### Short task:
Omit every picture and output the rest of the records exactly as they are.

— Start Items —

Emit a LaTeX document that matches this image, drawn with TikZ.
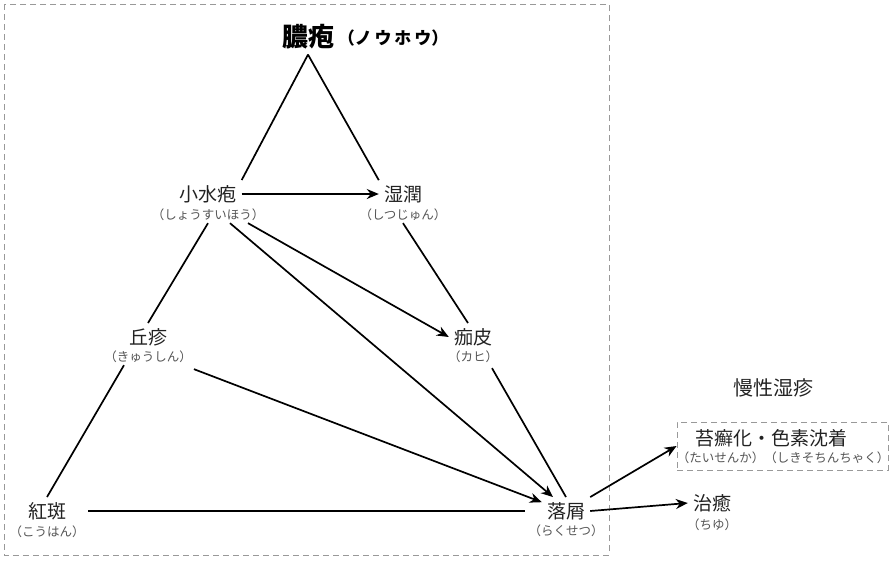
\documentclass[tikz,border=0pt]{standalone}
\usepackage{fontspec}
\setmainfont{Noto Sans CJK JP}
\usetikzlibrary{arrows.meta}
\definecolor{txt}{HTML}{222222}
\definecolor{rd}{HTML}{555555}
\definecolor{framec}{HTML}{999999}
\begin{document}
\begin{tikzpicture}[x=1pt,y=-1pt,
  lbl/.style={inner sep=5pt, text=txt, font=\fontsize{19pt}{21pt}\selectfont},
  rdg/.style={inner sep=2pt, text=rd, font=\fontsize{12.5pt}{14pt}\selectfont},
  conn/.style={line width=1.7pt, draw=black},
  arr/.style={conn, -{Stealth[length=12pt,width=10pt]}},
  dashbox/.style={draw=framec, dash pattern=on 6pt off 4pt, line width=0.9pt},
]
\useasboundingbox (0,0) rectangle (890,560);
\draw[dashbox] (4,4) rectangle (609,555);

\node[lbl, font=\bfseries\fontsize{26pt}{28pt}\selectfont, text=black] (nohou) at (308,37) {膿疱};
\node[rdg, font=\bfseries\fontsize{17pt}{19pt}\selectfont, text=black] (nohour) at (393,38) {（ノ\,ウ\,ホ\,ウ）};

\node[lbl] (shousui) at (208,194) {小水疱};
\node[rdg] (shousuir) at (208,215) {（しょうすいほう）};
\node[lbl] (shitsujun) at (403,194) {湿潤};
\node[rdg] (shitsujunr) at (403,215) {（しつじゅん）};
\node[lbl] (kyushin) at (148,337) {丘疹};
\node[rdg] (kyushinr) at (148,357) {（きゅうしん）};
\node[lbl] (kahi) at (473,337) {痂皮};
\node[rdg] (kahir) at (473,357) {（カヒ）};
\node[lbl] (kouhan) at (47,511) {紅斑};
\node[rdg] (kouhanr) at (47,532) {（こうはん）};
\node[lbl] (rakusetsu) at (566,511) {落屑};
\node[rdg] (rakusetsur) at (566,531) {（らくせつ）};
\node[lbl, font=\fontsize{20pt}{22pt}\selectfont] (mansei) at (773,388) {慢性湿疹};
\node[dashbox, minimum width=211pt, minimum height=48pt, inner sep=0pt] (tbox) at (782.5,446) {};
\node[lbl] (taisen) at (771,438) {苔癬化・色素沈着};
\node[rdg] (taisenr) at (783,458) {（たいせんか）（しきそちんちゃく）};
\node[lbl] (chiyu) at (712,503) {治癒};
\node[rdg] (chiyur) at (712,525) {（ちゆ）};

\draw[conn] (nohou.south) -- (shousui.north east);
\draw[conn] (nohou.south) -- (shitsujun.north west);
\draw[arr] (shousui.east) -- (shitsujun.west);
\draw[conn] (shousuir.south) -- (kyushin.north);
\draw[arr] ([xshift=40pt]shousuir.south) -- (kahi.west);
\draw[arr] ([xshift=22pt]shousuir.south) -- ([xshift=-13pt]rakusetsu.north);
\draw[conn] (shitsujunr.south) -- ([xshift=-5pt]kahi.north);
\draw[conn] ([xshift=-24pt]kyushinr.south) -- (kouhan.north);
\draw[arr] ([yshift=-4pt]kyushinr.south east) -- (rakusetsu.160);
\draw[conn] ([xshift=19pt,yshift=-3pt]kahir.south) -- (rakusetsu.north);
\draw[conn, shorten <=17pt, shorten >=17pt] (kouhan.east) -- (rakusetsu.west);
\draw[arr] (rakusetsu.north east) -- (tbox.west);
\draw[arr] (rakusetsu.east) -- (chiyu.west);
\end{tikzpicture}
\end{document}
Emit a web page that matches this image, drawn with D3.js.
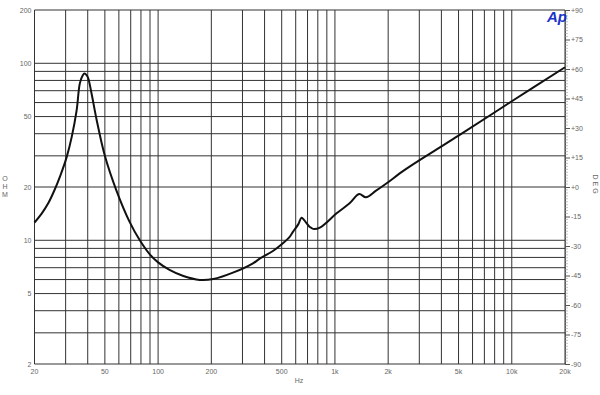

— End Items —

### Solved exercise:
Emit a LaTeX document that matches this image, drawn with TikZ.
\documentclass[tikz,border=0pt]{standalone}
\usepackage{fontspec}
\setmainfont{Noto Sans CJK JP}
\usetikzlibrary{arrows.meta}
\definecolor{txt}{HTML}{222222}
\definecolor{rd}{HTML}{555555}
\definecolor{framec}{HTML}{999999}
\begin{document}
\begin{tikzpicture}[x=1pt,y=-1pt,
  lbl/.style={inner sep=5pt, text=txt, font=\fontsize{19pt}{21pt}\selectfont},
  rdg/.style={inner sep=2pt, text=rd, font=\fontsize{12.5pt}{14pt}\selectfont},
  conn/.style={line width=1.7pt, draw=black},
  arr/.style={conn, -{Stealth[length=12pt,width=10pt]}},
  dashbox/.style={draw=framec, dash pattern=on 6pt off 4pt, line width=0.9pt},
]
\useasboundingbox (0,0) rectangle (890,560);
\draw[dashbox] (4,4) rectangle (609,555);

\node[lbl, font=\bfseries\fontsize{26pt}{28pt}\selectfont, text=black] (nohou) at (308,37) {膿疱};
\node[rdg, font=\bfseries\fontsize{17pt}{19pt}\selectfont, text=black] (nohour) at (393,38) {（ノ\,ウ\,ホ\,ウ）};

\node[lbl] (shousui) at (208,194) {小水疱};
\node[rdg] (shousuir) at (208,215) {（しょうすいほう）};
\node[lbl] (shitsujun) at (403,194) {湿潤};
\node[rdg] (shitsujunr) at (403,215) {（しつじゅん）};
\node[lbl] (kyushin) at (148,337) {丘疹};
\node[rdg] (kyushinr) at (148,357) {（きゅうしん）};
\node[lbl] (kahi) at (473,337) {痂皮};
\node[rdg] (kahir) at (473,357) {（カヒ）};
\node[lbl] (kouhan) at (47,511) {紅斑};
\node[rdg] (kouhanr) at (47,532) {（こうはん）};
\node[lbl] (rakusetsu) at (566,511) {落屑};
\node[rdg] (rakusetsur) at (566,531) {（らくせつ）};
\node[lbl, font=\fontsize{20pt}{22pt}\selectfont] (mansei) at (773,388) {慢性湿疹};
\node[dashbox, minimum width=211pt, minimum height=48pt, inner sep=0pt] (tbox) at (782.5,446) {};
\node[lbl] (taisen) at (771,438) {苔癬化・色素沈着};
\node[rdg] (taisenr) at (783,458) {（たいせんか）（しきそちんちゃく）};
\node[lbl] (chiyu) at (712,503) {治癒};
\node[rdg] (chiyur) at (712,525) {（ちゆ）};

\draw[conn] (nohou.south) -- (shousui.north east);
\draw[conn] (nohou.south) -- (shitsujun.north west);
\draw[arr] (shousui.east) -- (shitsujun.west);
\draw[conn] (shousuir.south) -- (kyushin.north);
\draw[arr] ([xshift=40pt]shousuir.south) -- (kahi.west);
\draw[arr] ([xshift=22pt]shousuir.south) -- ([xshift=-13pt]rakusetsu.north);
\draw[conn] (shitsujunr.south) -- ([xshift=-5pt]kahi.north);
\draw[conn] ([xshift=-24pt]kyushinr.south) -- (kouhan.north);
\draw[arr] ([yshift=-4pt]kyushinr.south east) -- (rakusetsu.160);
\draw[conn] ([xshift=19pt,yshift=-3pt]kahir.south) -- (rakusetsu.north);
\draw[conn, shorten <=17pt, shorten >=17pt] (kouhan.east) -- (rakusetsu.west);
\draw[arr] (rakusetsu.north east) -- (tbox.west);
\draw[arr] (rakusetsu.east) -- (chiyu.west);
\end{tikzpicture}
\end{document}
Emit a web page that matches this image, drawn with D3.js.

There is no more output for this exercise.